To move forward with industrial regulations, the government will meet over the next several months with provinces and territories, each industry sector, and other stakeholders to discuss key elements of the regulations. As part of the regulatory development process, a notice will be issued under Section 71 of the Canadian Environmental Protection Act, 1999 (CEPA 1999). This notice will require those industry sectors that will be covered by the proposed regulations to report to the government the 2006 data that will be used to set the emission reduction targets.

The government also intends to work with provinces and territories to ensure consistency in the way in which regulations are applied by each order of government and will work to make the best use possible of equivalency agreements.

Along with its ambitious agenda to reduce industrial emissions, the government is taking action on emissions from transportation sources, emissions from consumer and commercial products, and indoor air quality.

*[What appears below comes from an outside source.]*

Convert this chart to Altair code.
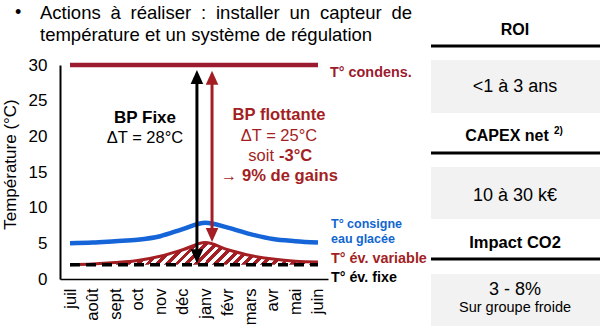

Transportation is one of the largest sources of greenhouse gas and air pollutant emissions in Canada. As part of a broader transportation policy package, a mandatory fuel-efficiency standard, beginning with the 2011 model year, will be developed through a process that will involve input from all the stakeholders, and it will be published by the end of 2008. It will be designed for Canada to maximize our environmental and economic benefits and will be benchmarked against a stringent, dominant North American standard. To do so, the federal government intends to work in close collaboration with the U.S. government pursuing the concept of a Clean Auto Pact, towards establishing an environmentally ambitious North American regulatory standard for cars and light-duty trucks. For other transportation sources – rail, marine, aviation, and on-road and off-road vehicles and engines – new standards and regulations will be developed and implemented to reduce emissions of greenhouse gases and air pollutants.

The government commits to setting performance standards for all lighting that would phase out the use of inefficient incandescent light bulbs in common applications by 2012. It is also developing and will implement new energy performance standards for consumer and commercial products, such as dishwashers, refrigerators, air conditioners, and commercial boilers, while also taking action to reduce emissions of volatile organic compounds by minimizing the amount of solvents used in consumer and commercial products. These actions will result in significant reductions in air emissions from the products used daily by households and businesses across Canada.

Canadians spend 90% of their time indoors, where air quality can be compromised by such things as mould, improperly vented or poorly maintained furnaces, stoves or heaters, and building materials. For the first time ever, the government is developing a comprehensive regulatory agenda to improve indoor air quality and intends to develop a priority list of indoor contaminants that require government action. The government will then collect information on these contaminants in order to guide decisions on the development of guidelines and product regulations.

In consultation with Canadians, the government has developed a regulatory framework that introduces an integrated approach to the implementation of mandatory reductions in emissions of greenhouse gases and air pollutants while preserving economic growth.

Through this regulatory framework, the government is implementing mandatory and enforceable measures for the major sources of air emissions: industry, transportation and consumer and commercial products. In addition to delivering significant reductions in emissions, the framework provides regulatory certainty with specific emission-reduction targets and timelines, flexible compliance mechanisms, and regular monitoring and review in order to provide a complete package that delivers a better overall outcome than previous plans.